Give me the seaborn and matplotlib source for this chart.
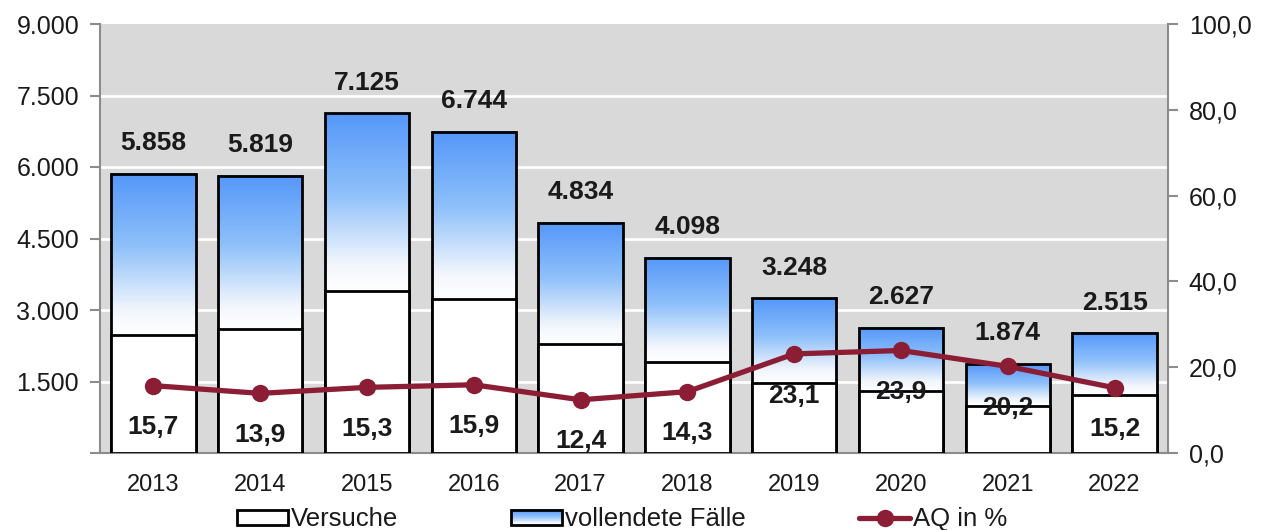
import numpy as np
import pandas as pd
import matplotlib
matplotlib.use("Agg")
import matplotlib.pyplot as plt
import seaborn as sns
from matplotlib.colors import LinearSegmentedColormap
from matplotlib.patches import Rectangle
from matplotlib.lines import Line2D
from matplotlib.legend_handler import HandlerBase

years = ["2013", "2014", "2015", "2016", "2017", "2018", "2019", "2020", "2021", "2022"]
totals = [5858, 5819, 7125, 6744, 4834, 4098, 3248, 2627, 1874, 2515]
versuche = [2475, 2600, 3405, 3225, 2280, 1900, 1470, 1295, 995, 1210]
aq = [15.7, 13.9, 15.3, 15.9, 12.4, 14.3, 23.1, 23.9, 20.2, 15.2]
left_ticks = [0, 1500, 3000, 4500, 6000, 7500, 9000]
right_ticks = [0, 20, 40, 60, 80, 100]

sns.set_theme(style="white")
plt.rcParams['font.family'] = ['Liberation Sans', 'DejaVu Sans']

LINE_COLOR = "#8B1E35"
GRID_BG = "#D9D9D9"
SPINE = "#8C8C8C"
TXT = "#1a1a1a"
cmap = LinearSegmentedColormap.from_list("g", [(0, "#FFFFFF"), (0.15, "#F2F6FC"), (0.55, "#8EC0FA"), (1, "#5597F9")])

df = pd.DataFrame({"year": years, "total": totals, "versuche": versuche, "aq": aq})

fig = plt.figure(figsize=(12.77, 5.30), dpi=100)
ax = fig.add_axes([100/1277, (530-453)/530, (1168-100)/1277, (453-24)/530])
ax.set_facecolor(GRID_BG)

# total bars (outline); a gradient is clipped into the "vollendete" part
sns.barplot(data=df, x="year", y="total", ax=ax, width=0.79, color="none",
            edgecolor="black", linewidth=2, zorder=4, saturation=1)
total_patches = list(ax.patches)
grad = np.linspace(0, 1, 256).reshape(-1, 1)
for p, v, t in zip(total_patches, versuche, totals):
    x0 = p.get_x(); w = p.get_width()
    ax.imshow(grad, cmap=cmap, origin="lower", aspect="auto",
              extent=(x0, x0 + w, v, t), zorder=2, interpolation="bilinear")
    p.set_facecolor("none")

sns.barplot(data=df, x="year", y="versuche", ax=ax, width=0.79, color="white",
            edgecolor="black", linewidth=2, zorder=5, saturation=1)

ax.set_xlim(-0.5, len(years) - 0.5)
ax.set_ylim(0, 9000)
ax.set_yticks(left_ticks)
ax.set_yticklabels(["" if t == 0 else f"{t:,}".replace(",", ".") for t in left_ticks])
for t in left_ticks[1:-1]:
    ax.axhline(t, color="white", lw=2, zorder=1)
ax.set_xlabel(""); ax.set_ylabel("")

for i, t in enumerate(totals):
    ax.annotate(f"{t:,}".replace(",", "."), (i, t), xytext=(0, 22), textcoords="offset points",
                ha="center", va="center", fontsize=19, fontweight="bold", color=TXT, zorder=10)

ax.tick_params(axis="x", which="major", length=0, labelsize=17, pad=15, colors=TXT)
ax.set_xticks(np.arange(-0.5, len(years), 1.0), minor=True)
ax.tick_params(axis="x", which="minor", length=7, width=1.5, color=SPINE, direction="out")
ax.tick_params(axis="y", length=7, width=1.5, color=SPINE, direction="out", labelsize=18, pad=8,
               labelcolor=TXT, left=True)
for s in ["top", "right"]:
    ax.spines[s].set_visible(False)
for s in ["left", "bottom"]:
    ax.spines[s].set_color(SPINE); ax.spines[s].set_linewidth(1.5)

ax2 = ax.twinx()
xs = np.arange(len(years))
sns.lineplot(x=xs, y=aq, ax=ax2, color=LINE_COLOR, lw=3.8, marker="o", markersize=12.5,
             markeredgewidth=0, zorder=6)
ax2.set_ylim(0, 100)
ax2.set_yticks(right_ticks)
ax2.set_yticklabels([f"{t:.1f}".replace(".", ",") for t in right_ticks])
ax2.tick_params(axis="y", length=7, width=1.5, color=SPINE, direction="out", labelsize=18, pad=8,
                labelcolor=TXT, right=True)
for s in ["top", "left", "bottom"]:
    ax2.spines[s].set_visible(False)
ax2.spines["right"].set_color(SPINE); ax2.spines["right"].set_linewidth(1.5)
for i, a in enumerate(aq):
    ax2.annotate(f"{a:.1f}".replace(".", ","), (i, a), xytext=(0, -30), textcoords="offset points",
                 ha="center", va="center", fontsize=19, fontweight="bold", color=TXT, zorder=10)
ax2.set_xlim(-0.5, len(years) - 0.5)


class GradHandler(HandlerBase):
    def create_artists(self, legend, orig_handle, xdescent, ydescent, width, height, fontsize, trans):
        arts = []
        n = 24
        for k in range(n):
            arts.append(Rectangle((-xdescent, -ydescent + height * k / n), width, height / n + 0.3,
                                  facecolor=cmap((k + 0.5) / n), edgecolor="none", transform=trans))
        arts.append(Rectangle((-xdescent, -ydescent), width, height, facecolor="none",
                              edgecolor="black", lw=2, transform=trans))
        return arts


h1 = Rectangle((0, 0), 1, 1, facecolor="white", edgecolor="black", lw=2)
h2 = Rectangle((0, 0), 1, 1)
h3 = Line2D([], [], color=LINE_COLOR, lw=3.8, marker="o", markersize=12.5, markeredgewidth=0)
fig.legend([h1, h2, h3], ["Versuche", "vollendete Fälle", "AQ in %"],
           handler_map={h2: GradHandler()}, loc="center", bbox_to_anchor=(0.487, 0.02),
           ncol=3, frameon=False, fontsize=18.5, handlelength=2.0, handleheight=0.55,
           handletextpad=0.1, columnspacing=4.4, labelcolor=TXT)

fig.savefig("out.png", dpi=100)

______________________________

### What you are asked to do
Skip every picture and return the lines above from the top through the one that contains "from matplotlib.legend_handler import".

### Solution to this task
Give me the seaborn and matplotlib source for this chart.
import numpy as np
import pandas as pd
import matplotlib
matplotlib.use("Agg")
import matplotlib.pyplot as plt
import seaborn as sns
from matplotlib.colors import LinearSegmentedColormap
from matplotlib.patches import Rectangle
from matplotlib.lines import Line2D
from matplotlib.legend_handler import HandlerBase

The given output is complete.